Assessment of chemo-mechanical impacts of CO2 sequestration on the caprock formation in Farnsworth oil field, Texas
Abstract
本研究利用Farnsworth Unit(FWU)油田内以13-10A井为中心井的反五点井组数据,评估注入CO2对Morrow B砂岩储层和 Morrow泥岩盖层的地球化学和地质力学影响。本研究还试图评估盖层的完整性和FWU油田的长期CO2封存能力。
在模拟工作之前,从矿场尺度模型中提取反5点井组模型,并利用可用的现场实测数据进行拟合。利用两个耦合的数值模拟模型继续研究。首先,建立了一个耦合的渗流力学-地球化学模型,通过模拟三种水相和六种矿物反应来模拟地层矿物的溶解和沉淀。此外,还建立了一个耦合的渗流力学-地质力学(流固耦合)模型,并利用该模型研究了应力变化对盖层孔隙度、渗透率和地面位移的影响。用莫尔-库仑圆准则和破坏包络线确定盖层破坏。本研究中,CO2-WAG注入之后是历史现场观察方案。
在预测期间,采用了1:3的水交替气体(WAG)注入比,20年的基准井底压力约束条件为5500 psi。模拟了注入后1000年的时间,以监测CO2羽流及其对CO2储层和盖层完整性的影响。模拟结果表明,地球化学反应对盖层孔隙度的影响微不足道,因为在1000年的注入后监测结束时,盖层孔隙度下降了约0.0003%。另一方面,最大应力引起的孔隙度变化约为1.4%,导致渗透率变化约为4%。据估计,地层中约3.3%因CO2与盖层相互作用封存。尽管盖层中存在这些岩石物理性质变化和CO2相互作用,但盖层仍保持其弹性属性,并被确定远未失效。
This study evaluates the chemo-mechanical influence of injected CO2 on the Morrow B sandstone reservoir and the upper Morrow shale caprock utilizing data from the inverted 5-spot pattern centered on Well 13-10A within the Farnsworth unit (FWU). This study also seeks to evaluate the integrity of the caprock and the long-term CO2 storage capability of the FWU.
The inverted 5-spot pattern was extracted from the field-scale model and tuned with the available field observed data before the modeling work. Two coupled numerical simulation models were utilized to continue the study. First, a coupled hydro-geochemical model was constructed to simulate the dissolution and precipitation of formation minerals by modeling three intra-aqueous and six mineral reactions. In addition, a coupled hydro-geomechanical model was constructed and employed to study the effects of stress changes on the caprock’s porosity, permeability, and ground displacement. The Mohr–Coulomb circle and failure envelope were used to determine caprock failure. In this work, the CO2-WAG injection is followed by the historical field-observed strategy.
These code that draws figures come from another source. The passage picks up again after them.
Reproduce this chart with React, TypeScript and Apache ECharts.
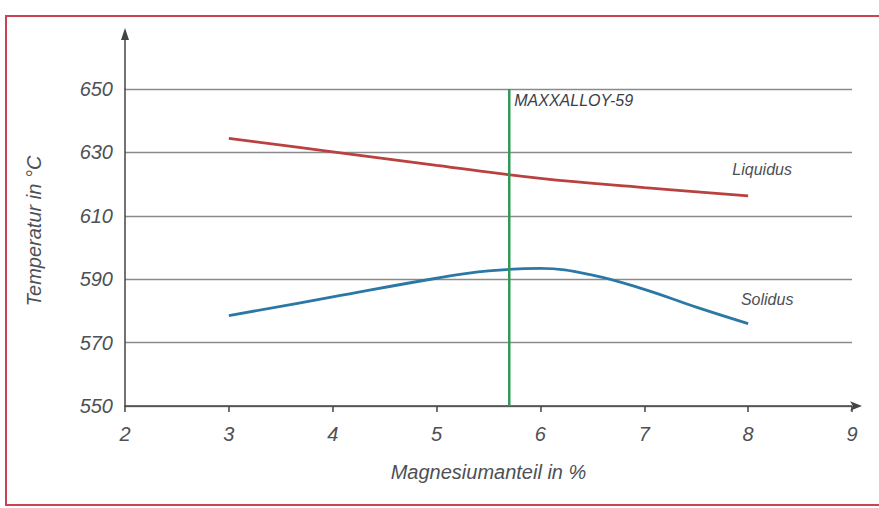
import React, { useEffect, useRef } from "react";
import * as echarts from "echarts";

const liquidusX = [3, 4, 5, 6, 7, 8];
const liquidusY = [634.4, 630.2, 625.9, 621.8, 618.9, 616.3];
const solidusX = [3, 4, 5, 5.5, 6, 6.5, 7, 7.5, 8];
const solidusY = [578.5, 584.4, 590.3, 592.6, 593.4, 591.3, 586.8, 581.2, 576];
const alloyX = 5.7;
const alloyRange = [650, 550];
const xTicks = [2, 3, 4, 5, 6, 7, 8, 9];
const yTicks = [550, 570, 590, 610, 630, 650];

const FONT = "'Liberation Sans', Arial, sans-serif";
const TXT = "#4d5055";

export default function App() {
  const ref = useRef<HTMLDivElement>(null);
  useEffect(() => {
    const chart = echarts.init(ref.current!, null, { renderer: "svg" });
    const liq = liquidusX.map((x, i) => [x, liquidusY[i]]);
    const sol = solidusX.map((x, i) => [x, solidusY[i]]);
    const lbl = (text: string, offset: number[]) => ({
      show: true, position: "top", offset, formatter: text,
      fontFamily: FONT, fontStyle: "italic", fontSize: 16, color: TXT,
    });
    const lastLiq: any = { value: liq[liq.length - 1], label: lbl("Liquidus", [14, -13]) };
    const lastSol: any = { value: sol[sol.length - 1], label: lbl("Solidus", [19, -11]) };
    chart.setOption({
      animation: false,
      backgroundColor: "#ffffff",
      grid: { left: 125, right: 27, top: 89, bottom: 102 },
      xAxis: {
        type: "value", min: xTicks[0], max: xTicks[xTicks.length - 1], interval: 1,
        axisLine: { lineStyle: { color: "#444", width: 1.5 }, symbol: ["none", "arrow"], symbolSize: [7, 12], symbolOffset: [0, 10] },
        axisTick: { show: true, length: 6, inside: false, lineStyle: { color: "#444", width: 1.5 } },
        axisLabel: {
          fontFamily: FONT, fontStyle: "italic", fontSize: 20, color: TXT, margin: 18,
        },
        splitLine: { show: false },
        name: "Magnesiumanteil in %", nameLocation: "middle", nameGap: 56,
        nameTextStyle: { fontFamily: FONT, fontStyle: "italic", fontSize: 20, color: TXT },
      },
      yAxis: {
        type: "value", min: yTicks[0], max: yTicks[yTicks.length - 1], interval: 20,
        axisLine: { show: true, lineStyle: { color: "#444", width: 1.5 } },
        axisTick: { show: false },
        axisLabel: {
          fontFamily: FONT, fontStyle: "italic", fontSize: 20, color: TXT, margin: 12,
        },
        splitLine: { show: true, lineStyle: { color: "#8a8a8a", width: 1.3 } },
      },
      graphic: [
        { type: "rect", shape: { x: 6, y: 16, width: 900, height: 489 }, style: { fill: "none", stroke: "#c94450", lineWidth: 2 }, silent: true },
        { type: "line", shape: { x1: 125, y1: 89, x2: 125, y2: 36 }, style: { stroke: "#444", lineWidth: 1.5 } },
        { type: "polygon", shape: { points: [[125, 28], [121, 40], [129, 40]] }, style: { fill: "#444" } },
        {
          type: "text", x: 34, y: 231, rotation: Math.PI / 2,
          style: { text: "Temperatur in °C", fontFamily: FONT, fontStyle: "italic", fontSize: 20, fill: TXT, align: "center", verticalAlign: "middle" },
        },
      ],
      series: [
        {
          type: "line", smooth: 0.4, symbol: "circle", symbolSize: 0.01, showSymbol: true,
          itemStyle: { color: "transparent" }, silent: true,
          data: [...liq.slice(0, -1), lastLiq],
          lineStyle: { color: "#b9413f", width: 2.8 }, z: 3,
        },
        {
          type: "line", smooth: 0.4, symbol: "circle", symbolSize: 0.01, showSymbol: true,
          itemStyle: { color: "transparent" }, silent: true,
          data: [...sol.slice(0, -1), lastSol],
          lineStyle: { color: "#2b78a6", width: 2.8 }, z: 3,
        },
        {
          type: "line", symbol: "circle", symbolSize: 0.01, showSymbol: true,
          itemStyle: { color: "transparent" }, silent: true,
          data: [
            {
              value: [alloyX, alloyRange[0]],
              label: {
                show: true, position: "right", offset: [0, 11], formatter: "MAXXALLOY-59",
                fontFamily: FONT, fontStyle: "italic", fontSize: 16, color: "#3a3d48",
              },
            },
            { value: [alloyX, alloyRange[1]] },
          ],
          lineStyle: { color: "#2e9a55", width: 2.5 }, z: 4,
        },
      ],
    });
    return () => chart.dispose();
  }, []);
  return <div ref={ref} style={{ position: "fixed", left: 0, top: 0, width: 879, height: 508 }} />;
}
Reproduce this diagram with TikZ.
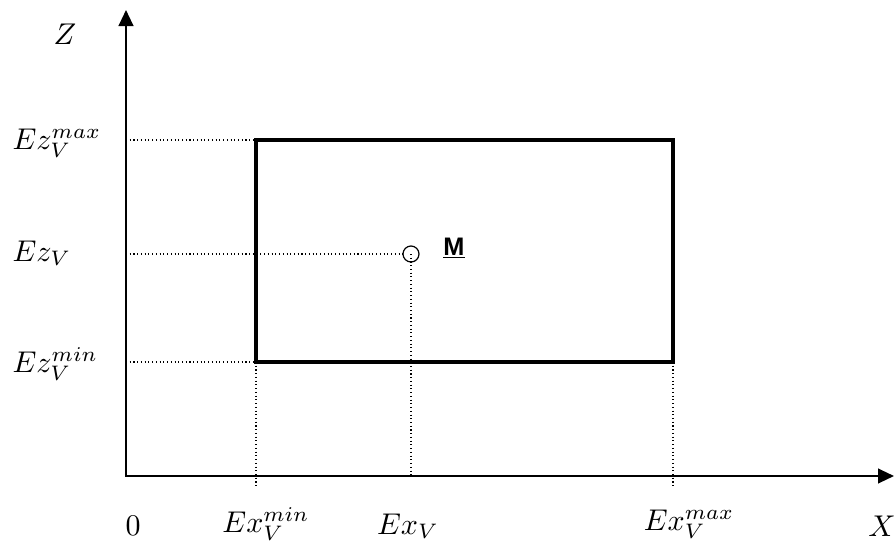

During the forecasting period, a Water Alternating Gas (WAG) injection ratio of 1:3 was utilized with a baseline bottom-hole pressure constraint of 5500 psi for 20 years. A post-injection period of 1000 years was simulated to monitor the CO2 plume and its effects on the CO2 storage reservoir and caprock integrity. The simulation results indicated that the impacts of the geochemical reactions on the porosity of the caprock were insignificant as it experienced a decrease of about 0.0003% at the end of the 1000-year post-injection monitoring. On the other hand, the maximum stress-induced porosity change was about a 1.4% increase, resulting in about 4% in permeability change. It was estimated that about 3.3% of the sequestered CO2 in the formation interacted with the caprock. Despite these petrophysical property alterations and CO2 interactions in the caprock, the caprock still maintained its elastic properties and was determined to be far from its failure.